Une question qui donne peut-être une clef : pourquoi Jeanne de la Motte-Valois ne quitte pas précipitamment le royaume après avoir subtilisée le collier, mais parade a Bar-sur-Aube ? Sans doute parce qu'elle pense que tout le monde est trop mouillé pour que l'affaire ne soit pas étouffée : Rohan se taira par peur du crime de lèse-majesté (avoir pensé courtiser la Reine de France), et peur du ridicule devant tous les Grands Seigneurs, qu'il a traités de haut, et qui allaient, pour une poignée de louis d'or à la Demoiselle Oliva, assouvir leurs fantasmes royaux ou passer leurs nerfs. 

Marie-Antoinette, quant à elle, se souviendra un peu tard, qu'en se moquant de Rohan, qui est aussi un dignitaire ecclésiastique, elle a tourné en ridicule l'Église toute entière. Mais, aveuglée par sa rage de ridiculiser publiquement le Cardinal, se délectant de rendre publique son humiliation devant la Demoiselle Oliva, elle saisit fatalement le rancunier Parlement qui soulèvera et répondra à l'unique question de cette misérable affaire : imagine-t-on la Reine Marie-Thérèse ou la Reine Marie Leczinska donnant un rendez-vous galant ? Non.

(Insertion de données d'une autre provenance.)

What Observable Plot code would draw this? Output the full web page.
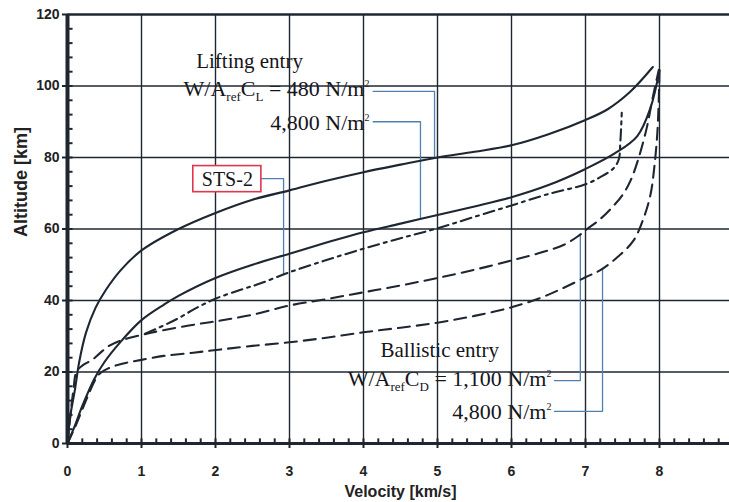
<!DOCTYPE html>
<html>
<head>
<meta charset="utf-8">
<script src="https://cdn.jsdelivr.net/npm/d3@7"></script>
<script src="https://cdn.jsdelivr.net/npm/@observablehq/plot@0.6"></script>
<style>
  html, body { margin: 0; padding: 0; background: #fff; overflow: hidden; }
  #chart svg { max-width: none !important; }
</style>
</head>
<body>
<div id="chart"></div>
<script>
// ---- data (velocity km/s, altitude km) ----
const lifting480 = [[0,0],[0.04,8],[0.1,15],[0.16,23],[0.25,31],[0.38,38],[0.52,43],[0.72,48.5],[1,54],[1.5,60],[2,64.5],[2.5,68.2],[3,70.8],[3.5,73.5],[4,75.9],[4.5,78],[5,80],[5.5,81.6],[6,83.4],[6.5,86.5],[7,90.5],[7.3,93.5],[7.6,98.3],[7.91,105.3]];
const lifting4800 = [[0,0],[0.1,5],[0.2,10.5],[0.36,18],[0.5,22.8],[0.72,28.5],[1,34.5],[1.3,38.8],[1.5,41.3],[2,46.3],[2.5,50],[3,53.1],[3.5,56.2],[4,59.1],[4.5,61.5],[5,63.9],[5.5,66.3],[6,68.9],[6.5,72.3],[7,76.8],[7.4,81.2],[7.7,86],[7.88,94],[8,104.5]];
const sts2 = [[1.05,30.7],[1.44,34.4],[1.75,38],[2,40.5],[2.34,43],[2.61,44.8],[3,47.9],[3.5,51.3],[4,54.5],[4.5,57.4],[5,60.2],[5.5,63.4],[6,66.6],[6.5,69.8],[7,72.5],[7.2,74.5],[7.38,77],[7.45,79.5],[7.47,84],[7.49,92.5]];
const ballistic1100 = [[0,0],[0.04,8],[0.08,15],[0.12,20],[0.2,21.8],[0.34,23.5],[0.45,25.5],[0.56,27.3],[0.72,28.8],[0.97,30.2],[1.13,31],[1.64,33],[2.07,34.4],[2.5,36],[3,38.6],[3.5,40.4],[4,42.3],[4.5,44.2],[5,46.3],[5.5,48.6],[6,51.2],[6.4,53.4],[6.71,55.6],[6.9,58],[7.01,59.8],[7.2,62.8],[7.38,66.5],[7.5,69.5],[7.61,73.6],[7.72,80],[7.83,88.5],[7.9,95.9],[7.99,104.5]];
const ballistic4800 = [[0,0],[0.1,4.5],[0.2,9.5],[0.3,14.5],[0.38,18],[0.45,19.8],[0.55,21],[0.65,21.8],[0.8,22.6],[1,23.4],[1.3,24.5],[1.7,25.4],[2.07,26.3],[2.5,27.3],[3,28.3],[3.5,29.6],[4,31.1],[4.5,32.4],[5,33.8],[5.5,35.7],[6,38.1],[6.4,40.8],[6.7,43.5],[7,46.5],[7.2,48.5],[7.43,52.1],[7.65,56.8],[7.79,63.3],[7.88,69.8],[7.93,77.3],[7.97,86.6],[7.99,96],[8,104.5]];

// ---- axes ----
const xTicks = [0,1,2,3,4,5,6,7,8,9];
const yTicks = [0,20,40,60,80,100,120];
const xGrid = [1,2,3,4,5,6,7,8];
const yGrid = [20,40,60,80,100];
const xMinor = d3.range(1, 45).map(i => i / 5);
const yMinor = d3.range(1, 30).map(i => i * 4);
const xTitle = "Velocity [km/s]";
const yTitle = "Altitude [km]";

// ---- annotations ----
const annText = ["Lifting entry", "W/A{ref}C{L} = 480 N/m^2", "4,800 N/m^2", "Ballistic entry", "W/A{ref}C{D} = 1,100 N/m^2", "4,800 N/m^2"];
const annX = [2.46, 4.08, 4.08, 5.03, 6.54, 6.54];
const annY = [104.9, 97.3, 87.6, 24.1, 16.2, 6.9];
const annAnchor = ["middle", "end", "end", "middle", "end", "end"];
const leader480 = [[4.13,98.5],[4.96,98.5],[4.96,80]];
const leader4800L = [[4.13,90],[4.77,90],[4.77,63.2]];
const leaderSTS = [[2.62,74.1],[2.92,74.1],[2.92,47.5]];
const leader1100 = [[6.58,17.6],[6.93,17.6],[6.93,58.5]];
const leader4800B = [[6.58,9],[7.23,9],[7.23,48.7]];
const stsLabel = "STS-2";
const stsBox = [{x1: 1.70, x2: 2.62, y1: 70.3, y2: 77.6}];

const ink = "#1e2731";
const serif = "Liberation Serif, DejaVu Serif, serif";
const leaderColor = "#4f80b2";

const annData = annText.map((t, i) => ({t, x: annX[i], y: annY[i], a: annAnchor[i]}));
const curve = (data, dash) => Plot.line(data, {x: d => d[0], y: d => d[1], stroke: ink, strokeWidth: 2.1, strokeDasharray: dash, curve: "catmull-rom"});
const leader = (data) => Plot.line(data, {x: d => d[0], y: d => d[1], stroke: leaderColor, strokeWidth: 1.3});

const plot = Plot.plot({
  width: 745,
  height: 502,
  marginLeft: 67,
  marginRight: 12,
  marginTop: 14,
  marginBottom: 59,
  x: {domain: [0, 9]},
  y: {domain: [0, 120]},
  style: {fontFamily: "Liberation Sans, Arial, sans-serif", fontSize: "14px", fontWeight: "bold", color: "#222", background: "#fff"},
  marks: [
    Plot.text(annData.filter(d => d.a === "middle"), {x: "x", y: "y", text: "t", textAnchor: "middle", lineAnchor: "bottom", fontFamily: serif, fontWeight: "normal", fontSize: 21, fill: "#15151c"}),
    Plot.text(annData.filter(d => d.a === "end"), {x: "x", y: "y", text: "t", textAnchor: "end", lineAnchor: "bottom", fontFamily: serif, fontWeight: "normal", fontSize: 22, fill: "#15151c"}),
    Plot.ruleX(xGrid, {stroke: ink, strokeWidth: 1.4}),
    Plot.ruleY(yGrid, {stroke: ink, strokeWidth: 1.4}),
    Plot.ruleX(xMinor, {y1: 0, y2: 1.3, stroke: ink, strokeWidth: 2}),
    Plot.ruleY(yMinor, {x1: 0, x2: 0.075, stroke: ink, strokeWidth: 2}),
    Plot.ruleY([120], {stroke: ink, strokeWidth: 2.6}),
    Plot.ruleY([0], {stroke: ink, strokeWidth: 3.2}),
    Plot.ruleX([0], {stroke: ink, strokeWidth: 4}),
    Plot.ruleX([9], {stroke: ink, strokeWidth: 2.6}),
    Plot.axisX({ticks: xTicks, tickSize: 5, tickPadding: 18, label: null, strokeWidth: 2}),
    Plot.axisY({ticks: yTicks, tickSize: 5, tickPadding: 3, label: null, strokeWidth: 2}),
    Plot.text([xTitle], {frameAnchor: "bottom", dy: 53, lineAnchor: "bottom", fontSize: 16, fontWeight: "bold", fill: "#222"}),
    Plot.text([yTitle], {frameAnchor: "left", dx: -46, dy: 8, rotate: -90, fontSize: 18, fontWeight: "bold", fill: "#222"}),
    leader(leader480),
    leader(leader4800L),
    leader(leaderSTS),
    leader(leader1100),
    leader(leader4800B),
    curve(lifting480, null),
    curve(lifting4800, null),
    curve(sts2, "11,5,3,5"),
    curve(ballistic1100, "12,7"),
    curve(ballistic4800, "12,7"),
    Plot.rect(stsBox, {x1: "x1", x2: "x2", y1: "y1", y2: "y2", fill: "#fff", stroke: "#e0364f", strokeWidth: 1.6}),
    Plot.text([stsLabel], {x: (stsBox[0].x1 + stsBox[0].x2) / 2, y: (stsBox[0].y1 + stsBox[0].y2) / 2, fontFamily: serif, fontWeight: "normal", fontSize: 20, fill: "#15151c"})
  ]
});
plot.style.maxWidth = "none";

// sub/superscripts: {..} = subscript, ^x = superscript
const NS = "http://www.w3.org/2000/svg";
d3.select(plot).selectAll("text").each(function () {
  const raw = this.textContent;
  if (!/[{^]/.test(raw)) return;
  while (this.firstChild) this.removeChild(this.firstChild);
  const re = /\{([^}]*)\}|\^(\S)|([^{^]+)/g;
  let cur = 0, m;
  while ((m = re.exec(raw))) {
    let txt, target, size = null;
    if (m[1] !== undefined) { txt = m[1]; target = 5; size = 13; }
    else if (m[2] !== undefined) { txt = m[2]; target = -9; size = 10; }
    else { txt = m[3]; target = 0; }
    const ts = document.createElementNS(NS, "tspan");
    ts.textContent = txt;
    if (target !== cur) ts.setAttribute("dy", target - cur);
    if (size) ts.setAttribute("font-size", size);
    cur = target;
    this.appendChild(ts);
  }
});

document.getElementById("chart").appendChild(plot);
</script>
</body>
</html>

Alors pourquoi est-ce crédible de la part de Marie-Antoinette ? Eh bien, parce que tout dans l'attitude de Marie-Antoinette depuis 20 ans le rend crédible. Par delà l'image de la Reine, c'est, par la question d'une bâtardise éventuelle de ses enfants, le pacte social reposant sur les lois fondamentales du Royaume qui est remis en question. On connait les suites...

Maurice (28-01-2016 17:11:31)

Il y a très longtemps, j'ai eu l'occasion de visiter l'Abbaye de la Chaise-Dieu, pas très loin d'Ambert. De cette visite, à faire, j'ai retenu cette anecdote savoureuse rappelée par le guide. Pour accéder à l'abbaye, il y a un imposant escalier à gravir. Le cardinal était un homme fort gros parait-il et l'ascension fut pénible. Pour l'encourager, l'ecclésiastique qui l'attendait en haut des marches lui aurait adressé un " allons Monseigneur, vous y êtes, encore un dernier coup de collier". Vraie ou fausse, volontaire ou pas, en tout cas anecdote amusante.

Hammurabi (24-01-2016 16:00:06)

Très-instructif.

Cent ans plus tard, La Justice s'acharnera encore à exonérer un pourri de gros calibre, en la personne du commandant Esterhazy, toujours avec le soutien de la populace vociférante - admirable façon de préparer cette "Grande Guerre" qu'on était sûr de gagner en trois semaines!

Il s'en est fallu de peu que cette populace, encore! n'obtienne la peau de Victor Kravchenko.

Pas très-étonnant que la statue qui porte la balance emblématique ait les yeux bandés.....

kourdane (25-01-2015 19:02:36)

une autrichienne qui avait pour ascendance directe le frère de Louis XIV et de ce fait comme aieul Henri IV
sans oublier que les relations avec la maison des Habsburg est constante et demeurera jusqu'à l'Aiglon duc de Reichstag
fils de Napoléon et petit fils de l'empereur d'Autriche

pj (21-11-2013 19:26:39)

La reine, autrichienne, a trahi la France en donnant aux autrichiens les plans de bataille français.

ZX 49 (19-11-2013 19:38:45)

l'affaire fut elle mener de main de Maitre par le Roi?? en quoi la créance signée par le Cardinäif "de Rôt..han " de la Gaule... impliquait elle la Reine??Nous manque-t-il des données ?? merci pour toute éventuelle réponse

alban (25-01-2011 15:43:09)

Cette affaire a injustement terni l'image publique de la reine mais celle-ci, par sa légèreté antérieure, a prêté le flanc à ce genre de calomnies ; on peut faire de ce point de vue un rapprochement avec l'affaire des diamants de Bokassa, qui a contribué à la défaite de Giscard d'Estaing en 2001.